I recently wired up the main circuit with optional add-on circuit in front to the Wriple Treck. Link, https://sabro.no/sabrotone/wp-content/uploads/2013/01/Addon_before_tb.png. The bypass works and the LED comes on when you push the switch, but the only problem is when I press the boost switch the sound doesn’t seem like it’s changing. I looked over the board for bridges, wiring positions, soldering joints, ect. Any help would be appreciated.
Yes, mono jacks for both input and output unless you want to include a battery (in which case you want a stereo jack for the input).
on the schematic that you use mono jack input and output, right?
Yes. You shouldn’t have any problem finding a 4P3T rotary. That should work.

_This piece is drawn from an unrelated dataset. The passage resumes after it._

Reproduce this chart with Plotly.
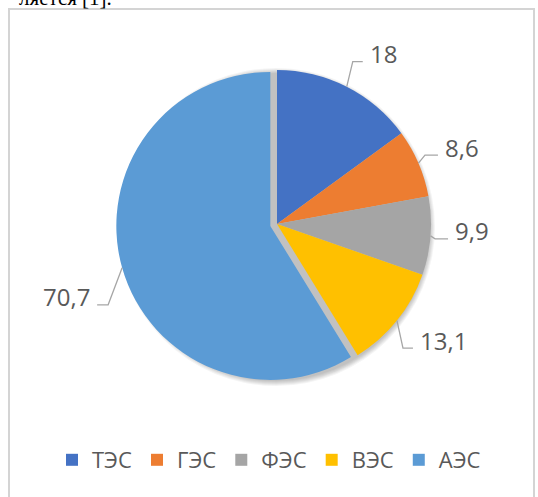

Thanks for getting back to me. Instead of using 3PDT switches, could this be achieved using a rotary switch or an on-on-on toggle switch? Would still want a master bypass 3PDT switch..
Two circuits are a breeze, but three circuits are much more complicated. The reason for this is that your common 3PDT stomp switch only has two states. Using a stomp switch for switching between more than two states is going to require some additional circuitry either analog or digital (micro controller).
I’ve used the “Two circuits sharing an enclosure and you can select one at a time” wiring diagram and it works great.
Would it be possible to update this one to work for 3 circuits? So 3 circuits with only one active at a time?
I’m not sure whether you’re joking or not. You have to explain to me what about SPST wiring you’re wondering about.
Spst wiring please 🙂
Haven’t got that kind of illustration since it’s more of a case-by-case problem. It’s typically used in place of normal wire for the input and output in effects that are very high-gain or noisy in some way (LFO ticking etc.). But it’s not always needed in these effects since it’s also a matter of the layout and how the wires are laid out.
If you decide to use it; use the inner conductor as your signal wire (makes sense), and solder only one side of the outer shield to ground.
When should shielded be used? Is there an illustration showing how each wire is connected when shielded wiring is used?
How about wiring for the clickless relay system?